An sFlow monitoring system consists of an sFlow agent embedded in the device (switch) and up to four external collectors. The sFlow agent's two main activities are random sampling and statistics gathering. The sFlow agent performs packet sampling and gathers interface statistics, and then combines the information into UDP datagrams that are sent to the sFlow collectors. An sFlow collector can be connected to the switch through the management network or data network. The software forwarding infrastructure daemon (SFID) on the switch looks up the next-hop address for the specified collector IP address to determine whether the collector is reachable by way of the management network or data network.

Each datagram contains the following information:

  • The IP address of the sFlow agent

  • The number of samples

  • The interface through which the packets entered the agent

  • The interface through which the packets exited the agent

  • The source and destination interface for the packets

  • The source and destination VLAN for the packets

You can view the Extended router data and Extended switch data headers on collector as part of sFlow records.

The Extended switch data contains information of Flow data length (byte), Incoming 802.1Q VLAN, Incoming 802.1p priority, Outgoing 802.1Q VLAN, and Outgoing 802.1p priority fields

The Extended router data contains information of Flow data length (byte), Next hop, Next hop source mask, and Next hop destination mask fields.

sFlow IP-over-IP

Starting in Junos OS Release 20.4R1, you can use sFlow technology to sample IP-over-IP traffic at a physical port on QFX5100 and QFX5200 devices. This feature is supported for IP-over-IP tunnels with an IPv4 outer header that carry IPv4 or IPv6 traffic. Use sFlow monitoring technology to randomly sample network packets from IP-over-IP tunnels and send the samples to a destination collector for monitoring. Devices that act as a IP-over-IP tunnel entry point, transit device, or tunnel endpoint support sFlow sampling. Table 1 shows the fields that are reported when a packet is sampled at the ingress or egress interface of a device that acts as an IP-over-IP tunnel entry point, transit device, or tunnel endpoint.
Table 1: Supported Metadata

sFlow Field

Tunnel Entry Point

Transit Device

Tunnel Endpoint

Raw packet header

Includes payload only

Includes payload and tunnel header

Egress: Includes payload only

Ingress: Includes payload and tunnel header

Input interface

Incoming IFD SNMP index

Incoming IFD SNMP index

Incoming IFD SNMP index

Output interface

Outgoing IFD SNMP index

Outgoing IFD SNMP index

Outgoing IFD SNMP index

QFabric

On a QFabric system, sFlow technology monitors the interfaces on each Node device as a group, and implements the binary backoff algorithm based on the traffic on that group of interfaces.

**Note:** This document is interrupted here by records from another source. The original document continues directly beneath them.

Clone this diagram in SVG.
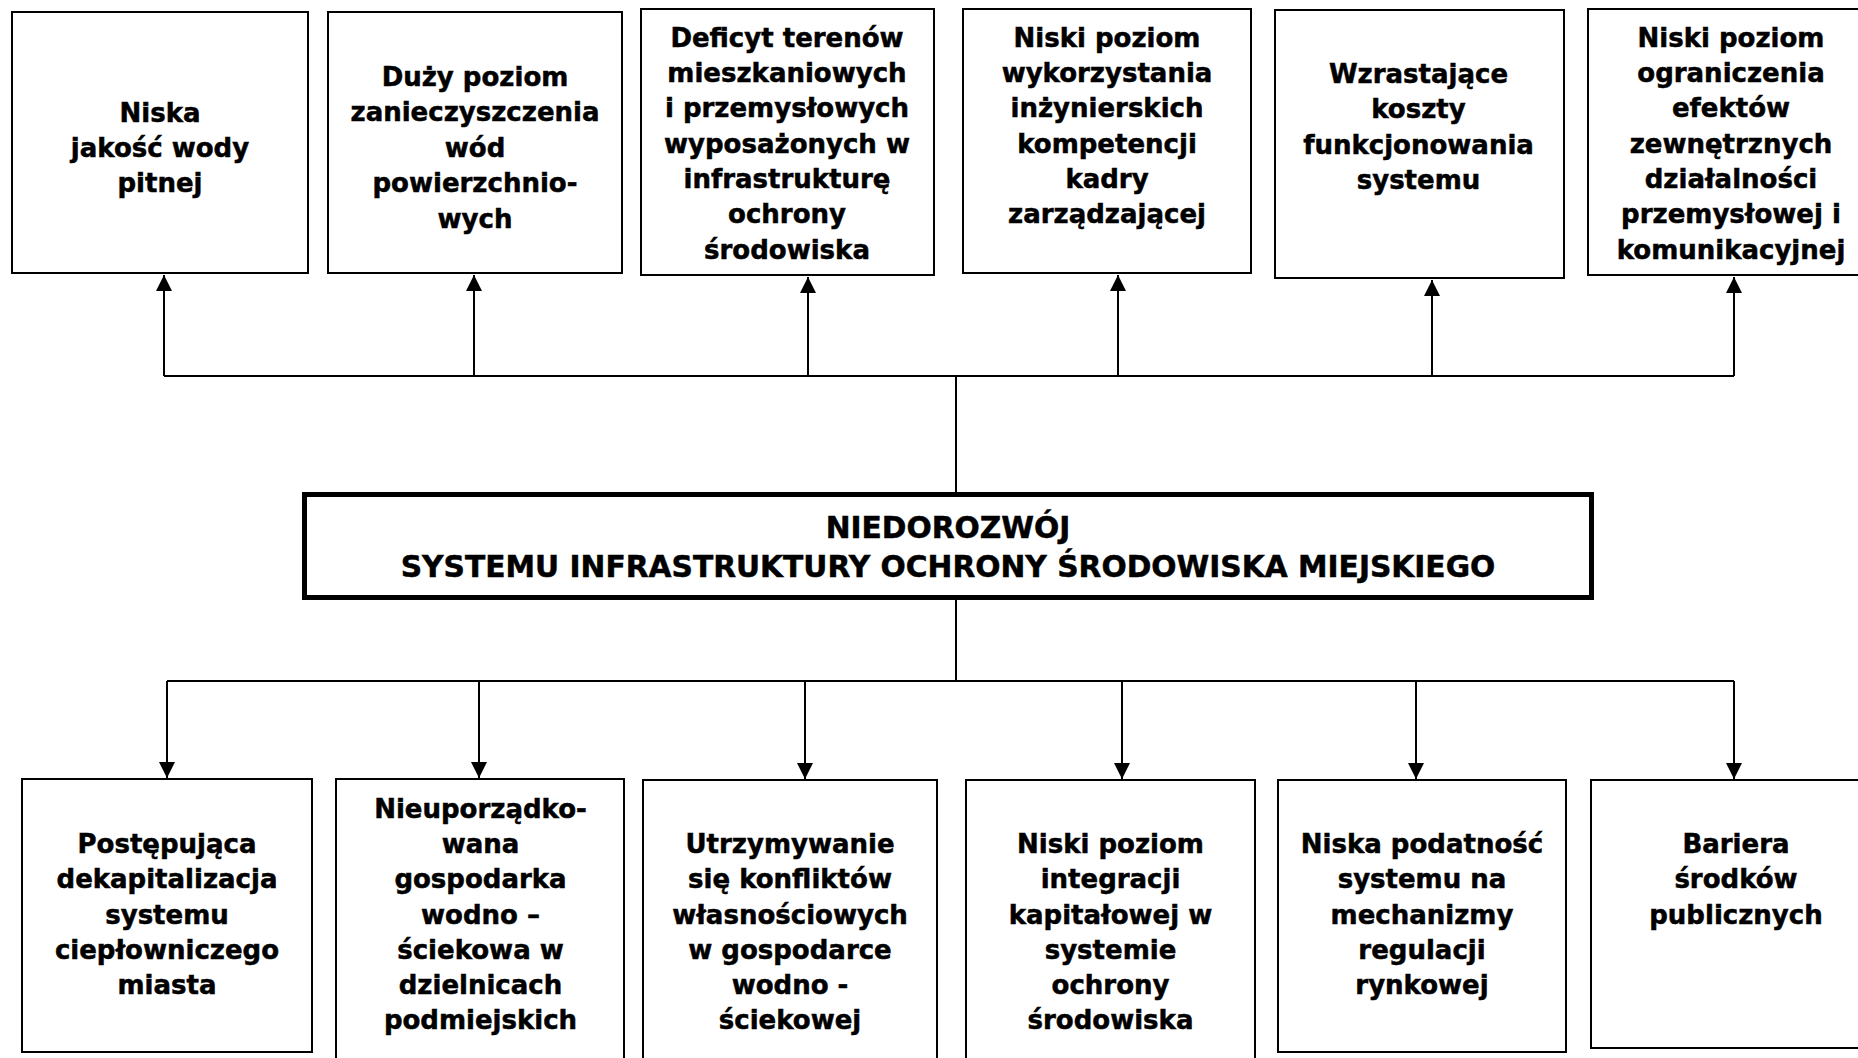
<svg xmlns="http://www.w3.org/2000/svg" width="1858" height="1058" viewBox="0 0 1858 1058">
<style>
.box{fill:#fff;stroke:#000;stroke-width:2}
.main{fill:#fff;stroke:#000;stroke-width:5}
.t{font-family:"DejaVu Sans","Liberation Sans",sans-serif;font-weight:bold;font-size:26px;fill:#000;stroke:#000;stroke-width:0.5;text-anchor:middle}
.tm{font-family:"DejaVu Sans","Liberation Sans",sans-serif;font-weight:bold;font-size:29.7px;fill:#000;stroke:#000;stroke-width:0.5;text-anchor:middle}
.c{fill:none;stroke:#000;stroke-width:2}
</style>
<defs>
<marker id="ah" markerUnits="userSpaceOnUse" markerWidth="17" markerHeight="17" viewBox="0 0 17 17" refX="16" refY="8.5" orient="auto">
<path d="M0,0.5 L16,8.5 L0,16.5 z" fill="#000"/>
</marker>
</defs>
<rect width="1858" height="1058" fill="#fff"/>

<g id="connectors">
<line class="c" x1="164" y1="376" x2="1734" y2="376"/>
<line class="c" x1="956" y1="376" x2="956" y2="492"/>
<line class="c" x1="164" y1="376" x2="164" y2="275" marker-end="url(#ah)"/>
<line class="c" x1="474" y1="376" x2="474" y2="275" marker-end="url(#ah)"/>
<line class="c" x1="808" y1="376" x2="808" y2="277" marker-end="url(#ah)"/>
<line class="c" x1="1118" y1="376" x2="1118" y2="275" marker-end="url(#ah)"/>
<line class="c" x1="1432" y1="376" x2="1432" y2="280" marker-end="url(#ah)"/>
<line class="c" x1="1734" y1="376" x2="1734" y2="277" marker-end="url(#ah)"/>
<line class="c" x1="956" y1="600" x2="956" y2="681"/>
<line class="c" x1="167" y1="681" x2="1734" y2="681"/>
<line class="c" x1="167" y1="681" x2="167" y2="778" marker-end="url(#ah)"/>
<line class="c" x1="479" y1="681" x2="479" y2="778" marker-end="url(#ah)"/>
<line class="c" x1="805" y1="681" x2="805" y2="779" marker-end="url(#ah)"/>
<line class="c" x1="1122" y1="681" x2="1122" y2="779" marker-end="url(#ah)"/>
<line class="c" x1="1416" y1="681" x2="1416" y2="779" marker-end="url(#ah)"/>
<line class="c" x1="1734" y1="681" x2="1734" y2="779" marker-end="url(#ah)"/>
</g>

<g id="top1">
<rect class="box" x="12" y="12" width="296" height="261"/>
<text class="t"><tspan x="160" y="121.7">Niska</tspan><tspan x="160" y="156.7">jakość wody</tspan><tspan x="160" y="191.7">pitnej</tspan></text>
</g>
<g id="top2">
<rect class="box" x="328" y="12" width="294" height="261"/>
<text class="t"><tspan x="475" y="86">Duży poziom</tspan><tspan x="475" y="121.4">zanieczyszczenia</tspan><tspan x="475" y="156.8">wód</tspan><tspan x="475" y="192.2">powierzchnio-</tspan><tspan x="475" y="227.6">wych</tspan></text>
</g>
<g id="top3">
<rect class="box" x="641" y="9" width="293" height="266"/>
<text class="t"><tspan x="787" y="46.7">Deficyt terenów</tspan><tspan x="787" y="82">mieszkaniowych</tspan><tspan x="787" y="117.3">i przemysłowych</tspan><tspan x="787" y="152.6">wyposażonych w</tspan><tspan x="787" y="187.9">infrastrukturę</tspan><tspan x="787" y="223.2">ochrony</tspan><tspan x="787" y="258.5">środowiska</tspan></text>
</g>
<g id="top4">
<rect class="box" x="963" y="9" width="288" height="264"/>
<text class="t"><tspan x="1107" y="46.7">Niski poziom</tspan><tspan x="1107" y="82">wykorzystania</tspan><tspan x="1107" y="117.3">inżynierskich</tspan><tspan x="1107" y="152.6">kompetencji</tspan><tspan x="1107" y="187.9">kadry</tspan><tspan x="1107" y="223.2">zarządzającej</tspan></text>
</g>
<g id="top5">
<rect class="box" x="1275" y="10" width="289" height="268"/>
<text class="t"><tspan x="1418.5" y="83">Wzrastające</tspan><tspan x="1418.5" y="118.3">koszty</tspan><tspan x="1418.5" y="153.6">funkcjonowania</tspan><tspan x="1418.5" y="188.9">systemu</tspan></text>
</g>
<g id="top6">
<rect class="box" x="1588" y="9" width="290" height="266"/>
<text class="t"><tspan x="1731" y="46.7">Niski poziom</tspan><tspan x="1731" y="82">ograniczenia</tspan><tspan x="1731" y="117.3">efektów</tspan><tspan x="1731" y="152.6">zewnętrznych</tspan><tspan x="1731" y="187.9">działalności</tspan><tspan x="1731" y="223.2">przemysłowej i</tspan><tspan x="1731" y="258.5">komunikacyjnej</tspan></text>
</g>

<g id="main">
<rect class="main" x="304.5" y="494.5" width="1287" height="103"/>
<text class="tm"><tspan x="948" y="538.3">NIEDOROZWÓJ</tspan><tspan x="948" y="577.3">SYSTEMU INFRASTRUKTURY OCHRONY ŚRODOWISKA MIEJSKIEGO</tspan></text>
</g>

<g id="bottom1">
<rect class="box" x="22" y="779" width="290" height="273"/>
<text class="t"><tspan x="167" y="853.3">Postępująca</tspan><tspan x="167" y="888.4">dekapitalizacja</tspan><tspan x="167" y="923.5">systemu</tspan><tspan x="167" y="958.6">ciepłowniczego</tspan><tspan x="167" y="993.7">miasta</tspan></text>
</g>
<g id="bottom2">
<rect class="box" x="336" y="779" width="288" height="300"/>
<text class="t"><tspan x="480.5" y="818.2">Nieuporządko-</tspan><tspan x="480.5" y="853.3">wana</tspan><tspan x="480.5" y="888.4">gospodarka</tspan><tspan x="480.5" y="923.5">wodno –</tspan><tspan x="480.5" y="958.6">ściekowa w</tspan><tspan x="480.5" y="993.7">dzielnicach</tspan><tspan x="480.5" y="1028.8">podmiejskich</tspan></text>
</g>
<g id="bottom3">
<rect class="box" x="643" y="780" width="294" height="300"/>
<text class="t"><tspan x="790" y="853.3">Utrzymywanie</tspan><tspan x="790" y="888.4">się konfliktów</tspan><tspan x="790" y="923.5">własnościowych</tspan><tspan x="790" y="958.6">w gospodarce</tspan><tspan x="790" y="993.7">wodno -</tspan><tspan x="790" y="1028.8">ściekowej</tspan></text>
</g>
<g id="bottom4">
<rect class="box" x="966" y="780" width="289" height="300"/>
<text class="t"><tspan x="1110.5" y="853.3">Niski poziom</tspan><tspan x="1110.5" y="888.4">integracji</tspan><tspan x="1110.5" y="923.5">kapitałowej w</tspan><tspan x="1110.5" y="958.6">systemie</tspan><tspan x="1110.5" y="993.7">ochrony</tspan><tspan x="1110.5" y="1028.8">środowiska</tspan></text>
</g>
<g id="bottom5">
<rect class="box" x="1278" y="780" width="288" height="272"/>
<text class="t"><tspan x="1422" y="853.3">Niska podatność</tspan><tspan x="1422" y="888.4">systemu na</tspan><tspan x="1422" y="923.5">mechanizmy</tspan><tspan x="1422" y="958.6">regulacji</tspan><tspan x="1422" y="993.7">rynkowej</tspan></text>
</g>
<g id="bottom6">
<rect class="box" x="1591" y="780" width="290" height="268"/>
<text class="t"><tspan x="1736" y="853.3">Bariera</tspan><tspan x="1736" y="888.4">środków</tspan><tspan x="1736" y="923.5">publicznych</tspan></text>
</g>
</svg>
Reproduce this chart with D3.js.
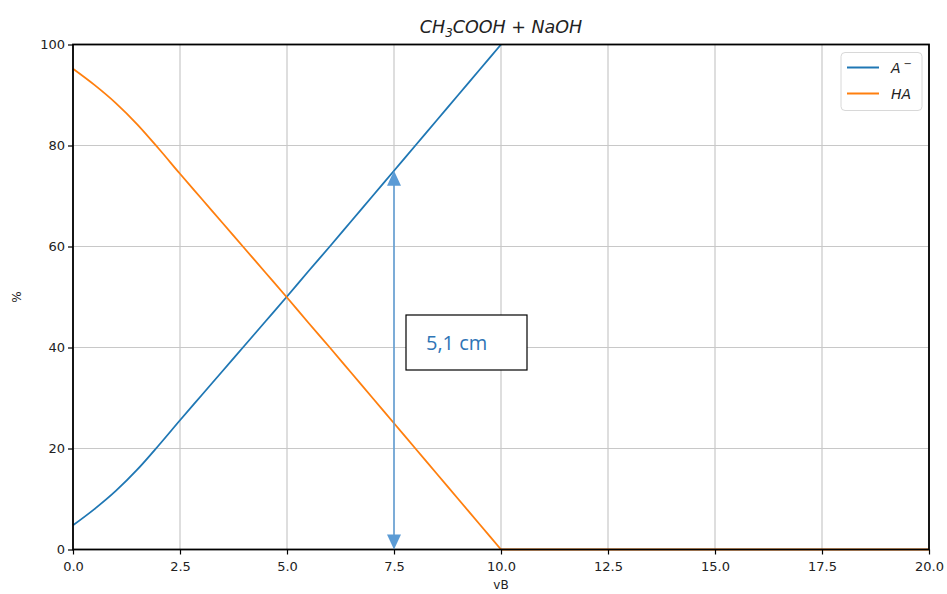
<!DOCTYPE html>
<html>
<head>
<meta charset="utf-8">
<script src="https://cdn.jsdelivr.net/npm/d3@7"></script>
<style>
  body { margin: 0; background: #fff; }
  svg { font-family: "DejaVu Sans", sans-serif; }
</style>
</head>
<body>
<svg id="chart"></svg>
<script>
const width = 947;
const height = 594;
const margin = { top: 44.5, right: 18, bottom: 44.5, left: 73 };

// values
const vB = [0, 0.5, 1, 1.5, 2, 2.5, 3, 3.5, 4, 4.5, 5, 5.5, 6, 6.5, 7, 7.5, 8, 8.5, 9, 9.5, 10];
const aMinus = [4.8, 8.0, 11.6, 15.8, 20.6, 25.6, 30.5, 35.4, 40.3, 45.2, 50.1, 55.1, 60.0, 65.0, 70.0, 75.0, 80.0, 85.0, 90.0, 95.0, 100];
const haX = [0, 0.5, 1, 1.5, 2, 2.5, 3, 3.5, 4, 4.5, 5, 5.5, 6, 6.5, 7, 7.5, 8, 8.5, 9, 9.5, 10, 12.5, 15, 17.5, 20];
const haValues = [95.2, 92.0, 88.4, 84.2, 79.4, 74.4, 69.5, 64.6, 59.7, 54.8, 49.9, 44.9, 40.0, 35.0, 30.0, 25.0, 20.0, 15.0, 10.0, 5.0, 0, 0, 0, 0, 0];
const xTicks = [0, 2.5, 5, 7.5, 10, 12.5, 15, 17.5, 20];
const yTicks = [0, 20, 40, 60, 80, 100];
const arrowX = 7.5;
const arrowTop = 75;
const arrowLabel = "5,1 cm";

const svg = d3.select("#chart").attr("width", width).attr("height", height);

const chartWidth = width - margin.left - margin.right;
const chartHeight = height - margin.top - margin.bottom;

const chart = svg
  .append("g")
  .attr("transform", `translate(${margin.left}, ${margin.top})`);

const xScale = d3.scaleLinear().domain([0, 20]).range([0, chartWidth]);
const yScale = d3.scaleLinear().domain([0, 100]).range([chartHeight, 0]);

// grid
chart
  .append("g")
  .selectAll("line.gx")
  .data(xTicks)
  .enter()
  .append("line")
  .attr("x1", (d) => xScale(d))
  .attr("x2", (d) => xScale(d))
  .attr("y1", 0)
  .attr("y2", chartHeight)
  .attr("stroke", "#c8c8c8")
  .attr("stroke-width", 1.2);

chart
  .append("g")
  .selectAll("line.gy")
  .data(yTicks)
  .enter()
  .append("line")
  .attr("x1", 0)
  .attr("x2", chartWidth)
  .attr("y1", (d) => yScale(d))
  .attr("y2", (d) => yScale(d))
  .attr("stroke", "#c8c8c8")
  .attr("stroke-width", 1.2);

// curves
const smooth = d3
  .line()
  .x((d) => xScale(d[0]))
  .y((d) => yScale(d[1]))
  .curve(d3.curveMonotoneX);
const straight = d3
  .line()
  .x((d) => xScale(d[0]))
  .y((d) => yScale(d[1]));

chart
  .append("path")
  .datum(d3.zip(vB, aMinus))
  .attr("d", smooth)
  .attr("fill", "none")
  .attr("stroke", "#1f77b4")
  .attr("stroke-width", 1.8);

// HA: smooth up to the equivalence point, flat afterwards
const haPoints = d3.zip(haX, haValues);
const eq = haX.indexOf(10);
chart
  .append("path")
  .datum(haPoints.slice(0, eq + 1))
  .attr("d", smooth)
  .attr("fill", "none")
  .attr("stroke", "#ff7f0e")
  .attr("stroke-width", 1.8);
chart
  .append("path")
  .datum(haPoints.slice(eq))
  .attr("d", straight)
  .attr("fill", "none")
  .attr("stroke", "#ff7f0e")
  .attr("stroke-width", 1.8);

// axes
const xAxis = d3
  .axisBottom(xScale)
  .tickValues(xTicks)
  .tickFormat(d3.format(".1f"))
  .tickSize(5)
  .tickSizeOuter(0);
const yAxis = d3
  .axisLeft(yScale)
  .tickValues(yTicks)
  .tickFormat(d3.format("d"))
  .tickSize(5)
  .tickSizeOuter(0);

const gx = chart
  .append("g")
  .attr("transform", `translate(0, ${chartHeight})`)
  .call(xAxis);
const gy = chart.append("g").call(yAxis);

[gx, gy].forEach((g) => {
  g.select(".domain").remove();
  g.selectAll(".tick line").attr("stroke", "#000").attr("stroke-width", 1.2);
  g.selectAll(".tick text")
    .attr("fill", "#222")
    .style("font-size", "13px")
    .style("font-family", "DejaVu Sans");
});
gx.selectAll(".tick text").attr("dy", "1.05em");
gy.selectAll(".tick text").attr("x", -8);

// spines
chart
  .append("rect")
  .attr("width", chartWidth)
  .attr("height", chartHeight)
  .attr("fill", "none")
  .attr("stroke", "#000")
  .attr("stroke-width", 1.8);

// axis labels
svg
  .append("text")
  .attr("x", margin.left + chartWidth / 2)
  .attr("y", 589)
  .attr("text-anchor", "middle")
  .style("font-size", "12px")
  .attr("fill", "#222")
  .text("vB");

svg
  .append("text")
  .attr("transform", `translate(21, ${margin.top + chartHeight / 2}) rotate(-90)`)
  .attr("text-anchor", "middle")
  .style("font-size", "12px")
  .attr("fill", "#222")
  .text("%");

// title
const title = svg
  .append("text")
  .attr("x", margin.left + chartWidth / 2)
  .attr("y", 33)
  .attr("text-anchor", "middle")
  .style("font-size", "17.5px")
  .style("font-style", "italic")
  .attr("fill", "#222");
title.append("tspan").text("CH");
title.append("tspan").attr("dy", 4).style("font-size", "12px").text("3");
title.append("tspan").attr("dy", -4).text("COOH + NaOH");

// legend
const legend = chart.append("g").attr("transform", `translate(${chartWidth - 88}, 8)`);
legend
  .append("rect")
  .attr("width", 81)
  .attr("height", 58)
  .attr("rx", 4)
  .attr("fill", "#fff")
  .attr("stroke", "#d8d8d8");
const legendItems = [
  { name: "A", sup: "\u2212", color: "#1f77b4" },
  { name: "HA", sup: "", color: "#ff7f0e" },
];
legendItems.forEach((item, i) => {
  const y = 15 + i * 26;
  legend
    .append("line")
    .attr("x1", 6)
    .attr("x2", 38)
    .attr("y1", y)
    .attr("y2", y)
    .attr("stroke", item.color)
    .attr("stroke-width", 2);
  const t = legend
    .append("text")
    .attr("x", 50)
    .attr("y", y + 5)
    .style("font-size", "14px")
    .style("font-style", "italic")
    .attr("fill", "#222");
  t.append("tspan").text(item.name);
  if (item.sup) t.append("tspan").attr("dx", 3).attr("dy", -6).style("font-size", "10px").text(item.sup);
});

// measurement arrow
const arrowColor = "#5b9bd5";
const ax = xScale(arrowX);
chart
  .append("line")
  .attr("x1", ax)
  .attr("x2", ax)
  .attr("y1", yScale(arrowTop) + 10)
  .attr("y2", yScale(0) - 10)
  .attr("stroke", arrowColor)
  .attr("stroke-width", 1.5);
chart
  .append("path")
  .attr("d", `M${ax},${yScale(arrowTop)} l-7,15 l14,0 Z`)
  .attr("fill", arrowColor);
chart
  .append("path")
  .attr("d", `M${ax},${yScale(0)} l-7,-15 l14,0 Z`)
  .attr("fill", arrowColor);

// label box
const box = svg.append("g").attr("transform", "translate(406, 315)");
box
  .append("rect")
  .attr("width", 121)
  .attr("height", 55)
  .attr("fill", "#fff")
  .attr("stroke", "#000")
  .attr("stroke-width", 1.2);
box
  .append("text")
  .attr("x", 20)
  .attr("y", 35)
  .style("font-family", "Open Sans")
  .style("font-size", "20px")
  .attr("fill", "#2e75b6")
  .text(arrowLabel);
</script>
</body>
</html>
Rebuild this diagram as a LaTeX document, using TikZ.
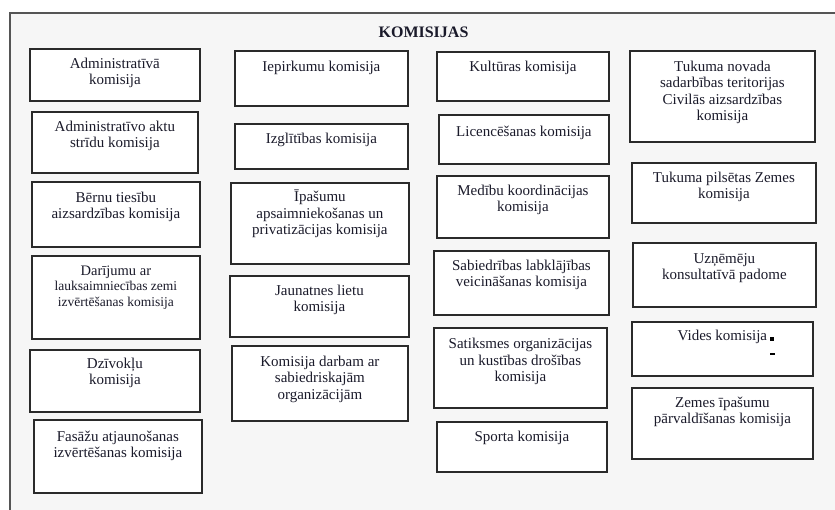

On the QFabric system, the following default values are used if the optional parameters are not configured:

  • Agent ID is the management IP address of the default partition.

  • Source IP is the management IP address of the default partition.

In addition, the QFabric system subagent ID (which is included in the sFlow datagrams) is the ID of the Node group from which the datagram is sent to the collector.

On a QFabric system, the sFlow technology architecture is distributed. The global sFlow technology configuration defined on the QFabric system Director device is distributed to Node groups that have sFlow sampling configured on their interfaces. The sFlow agent has a separate sampling entity, known as a subagent, running on each Node device. Each subagent has its own independent state and forwards its own sample information (datagrams) directly to the sFlow collectors.

On the QFabric system, an sFlow collector must be reachable through the data network. Because each Node device has all routes stored in the default routing instance, the collector IP address should be included in the default routing instance to ensure the collector’s reachability from the Node device.

Regardless of the rate of traffic or the configured sampling interval, a datagram is sent whenever its size reaches the maximum Ethernet transmission unit (MTU) of 1500 bytes, or whenever a 250-ms timer expires, whichever occurs first. The timer ensures that a collector receives regularly sampled data.

Packet-based sampling in sFlow is implemented in the hardware. If traffic levels are unusually high, the hardware generates more samples than it can handle, and the extra samples are dropped, producing inaccurate results. Enabling the disable-sw-rate-limiter statement disables the software rate-limiting algorithm and allows the hardware sampling rate to stay within the maximum sampling rate.

EVPN-VXLAN

On QFX10000 Series switches you can use sFlow technology to sample known multicast traffic carried over EVPN-VXLAN. Sampling of known multicast traffic is supported for traffic that enters the switch over EVPN-VXLAN or in other words core facing interface and egresses the switch out of customer-facing ports. Also, known multicast traffic sampling is supported only in the egress direction. To enable egress sFlow sampling of known multicast traffic on a customer facing port, you need to enable sFlow on the interface in the egress direction as it is done for the standard unicast traffic sampling scenario. In addition, you need to include the egress-multicast enable option at the [edit forwarding options sflow] hierarchy level. The maximum replication rate for multicast traffic samples can be configured using the eggress-multicast max-replication-rate rate option at the [edit forwarding options sflow eggress-multicast] hierarchy level.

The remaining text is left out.